Il Fuoco potrebbe allora essere una soglia, un medium, che riesce a mettere in contatto Passato e Futuro. E proprio per questa sua valenza “profetica” è stato adorato e interrogato da intere civiltà. In Eschilo, Prometeo viene schiantato su una roccia da Zeus non solo per aver insegnato agli uomini come – banalmente – si fa sprigionare una scintilla sulla paglia, ma, colpa ben peggiore, per aver loro svelato il segreto del Fuoco: il suo linguaggio, le sue virtù di Preveggenza: “Resi chiari per loro” – si vanta il Titano incatenato – “i segnali delle fiamme, quando bruciano, che prima erano oscuri”.
III- C’è molto di fantastico, nel fuoco.
Sostiene Borges che ai tempi del Buddha si usava un’altra Fisica, e si riteneva quindi che nulla s’estinguesse, ma proseguisse la sua esistenza in un’altra dimensione: “Si pensava che una fiamma, quando si spegne, non sparisse. Si pensava che la fiamma continuasse a vivere, che continuava in un altro stato”.
Il Fuoco in realtà non si consuma mai; si può spegnere, ma non si consuma. È lui a consumare la materia che sfiora.
Il “primo fuoco” acceso dagli uomini, nella preistoria, può ardere ancora su qualche lampada moderna. Nulla lo impedisce, dal punto di vista “fisico”. Il fuoco transita, di lume in lume, senza mai arrestarsi. Bruciano miliardi di stoppini, milioni di ceri si liquefanno, ma il fuoco che li ha accesi potrebbe non estinguersi mai.
Penso a certe antichissime lucerne: ce ne saranno, nella grotta di Macpela, quella che contiene i resti sacri di Abramo e dei Patriarchi, forse di Adamo stesso? E se ci sono, non arderanno ancora? Perché mai qualche guardiano avrebbe acconsentito che la loro fiamma soffocasse nel buio, invece di mantenerla sempre viva?
Ogni lume ha trasmesso la sua luce a un altro, in quella o in altre grotte, dalla notte dei tempi.

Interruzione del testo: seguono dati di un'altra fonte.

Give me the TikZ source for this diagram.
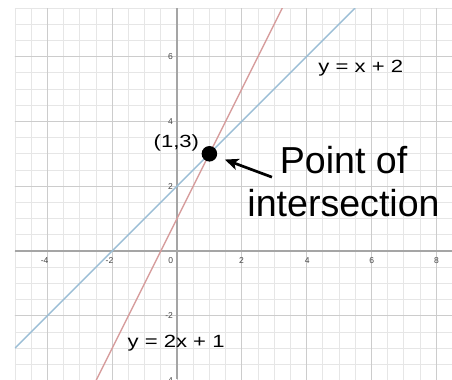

Forse dalla notte in cui brillò il primo fuoco, la prima face d’origine “umana”.
Giovenale nelle Satire (IV, 59-61) ricorda che ancora ai suoi tempi in un piccolo tempio di Alba, dedicato a Vesta, bruciava l’ignem Troianum: cioè che vi brillava, dopo più di dieci secoli, lo stesso fuoco acceso dal figlio di Enea e mai più spento da allora.
Dell’esistenza di un’altra fiamma “che non muore”, fu testimone oculare Italo Calvino.
Lo scrittore italiano assisté a un rito officiato dal Mohet, il sacerdote che nella Persia degli Scià conservava la face ardente consacrata a Zoroastro. Vide quel Fuoco – annota nei suoi diari – tenuto vivo a bruciare da millenni: il medesimo, “dai tempi di Ciro, di Dario, d’Artaserse”; fiamma riattizzata “da un’ininterrotta successione di braci mai lasciate spegnere”, custodita “nascostamente durante i milletrecento anni di dominio dell’Islam”.
Calvino, indagando le millenarie pratiche dei seguaci di Zoroastro, introduce allora un argomento “metafisico” che è utile riprendere. In che cosa il fuoco degli adoratori di Ahura Mazda si distingue da tutti gli altri falò, da qualsiasi altro incendio?
In senso puramente “religioso”, si potrebbe rispondere che questo è un fuoco “sacro”, quindi, più “puro”.
Il Mohet deve munirsi, durante la liturgia, di un camice e un berrettino bianco, nonché di una maschera bianca di tessuto, che gli copre la bocca “per evitare che il fuoco sacro sia contaminato dall’alito umano”. Ma: “se la purezza è nel fuoco, come si può purificare il fuoco? Bruciandolo? È un fuoco messo a fuoco questo cui i Mazdeani recitano le loro preghiere? Una fiamma data alle fiamme?”.
Si darebbero casi, insomma, di “fuochi al quadrato”, moltiplicati per se stessi, come i numeri dell’aritmetica?
L’Islam parrebbe crederci. C’è, per il Musulmano, sia un Fuoco “mangiafuoco”, sia un fuoco che si fa “mangiare”: un Fuoco che brucia e si consuma divorato dalla vampa d’un altro, superiore, e più vorace rogo.
Il Libro della Scala di Maometto parla di una Fiamma, sepolta adesso in un certo pozzo, posto nelle vicinanze dell’Inferno, che riesce a incendiare e divorare persino il fuoco. Si chiama “Alfalak”.
Nel Giorno del Giudizio, Dio la attizzerà, e l’Alfalak si sprigionerà dal pozzo: il suo fuoco “è così forte e ardente che distruggerà persino il fuoco dell’inferno, come il nostro fuoco incendia il cotone quando lo si lavora”.